Shubhangi Singh: India has a coastline of roughly 7516.6 Km across it’s 13 States and Union Territories. While India is racing towards being recognised as a global leader in the industrial and manufacturing sectors, the nation’s cities have been scaling up their urban quotient by rapidly building infrastructure to support this rising demand. In the quest for planning and making space for these infrastructural developments (through formal as well as informal modes) the country’s green cover is declining at an alarming rate. Increasing human population in coastal areas is resulting in increased pressure on mangrove ecosystems and given the large coastline India is gifted with, there comes with it the presence of mangroves that have proved themselves to be the silent sentinels of these coastlines. Unfortunately, regardless of their indispensability, these mangroves are fast being compromised for the sake of development.

 

But what if we were to build an infrastructure that boosts the economy, protects our lands from calamities and gives assured returns while still helping reduce global warming? Would that be possible?

 

Well, the answer could lie in simply preserving an existing asset we as a country are already bestowed with in the form of mangroves. Mangroves act as breeding and nursery grounds for commercial fisheries. With their dense and spongy roots, these mangroves are natural defence against storms and flooding. They also bind the soil together to check soil erosion. In addition to that, by being huge storage of carbon, mangroves significantly help reduce global warming. So, the mangroves actually provide a whole plethora of advantages ranging from food, fuel, recreation, contribution to fisheries, protection during disasters to aiding in climate control through carbon sequestration. Well, wouldn’t these be the exact reasons why we need to, not only, conserve our present mangroves but also find ways to increase them?

 

Take Gujarat for instance.
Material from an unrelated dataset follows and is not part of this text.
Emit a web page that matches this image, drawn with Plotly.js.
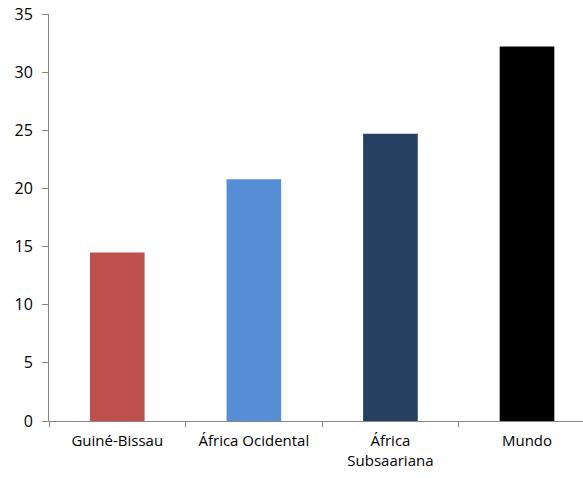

With a massive plantation and restoration drive, the state of Gujarat has more than doubled its mangroves cover through reforestation and regeneration over mudflats. The planted mangroves have contributed to fisheries, to biodiversity and to other ecosystem services that depend on the mangroves for it’s survival. In Gujarat alone, through their contribution to commercial fisheries and soil amassment, these mangroves, now,  provide benefits worth Rs 95.5 million annually. At this rate, the State’s investment in mangrove plantation and restoration would be recovered within approximately 15 years to further yield profits for the State. Given their future contribution to the economy, the mangroves should be looked at as long-term assets and not be evaluated just on the basis of their short-term gains. The effect on mangroves due to commercial fisheries and urban development and it’s subsequent crisis on the land as well as the environment must be carefully considered before allowing large chunks of the mangrove plantations to be wiped out. The consequence of reduced green cover that these mangroves naturally provide could have environmentally disastrous chain reaction.

 

Mangrove restoration is, certainly, a long-term ecological investment. Mangroves are the evergreen assets  that should be treated as such and hence, urgent actions to not only conserve what we already have but to regenerate what we have lost is nothing short of essential as this stage. To invest in these assets, is to invest in the survival of ours and that of our future generations.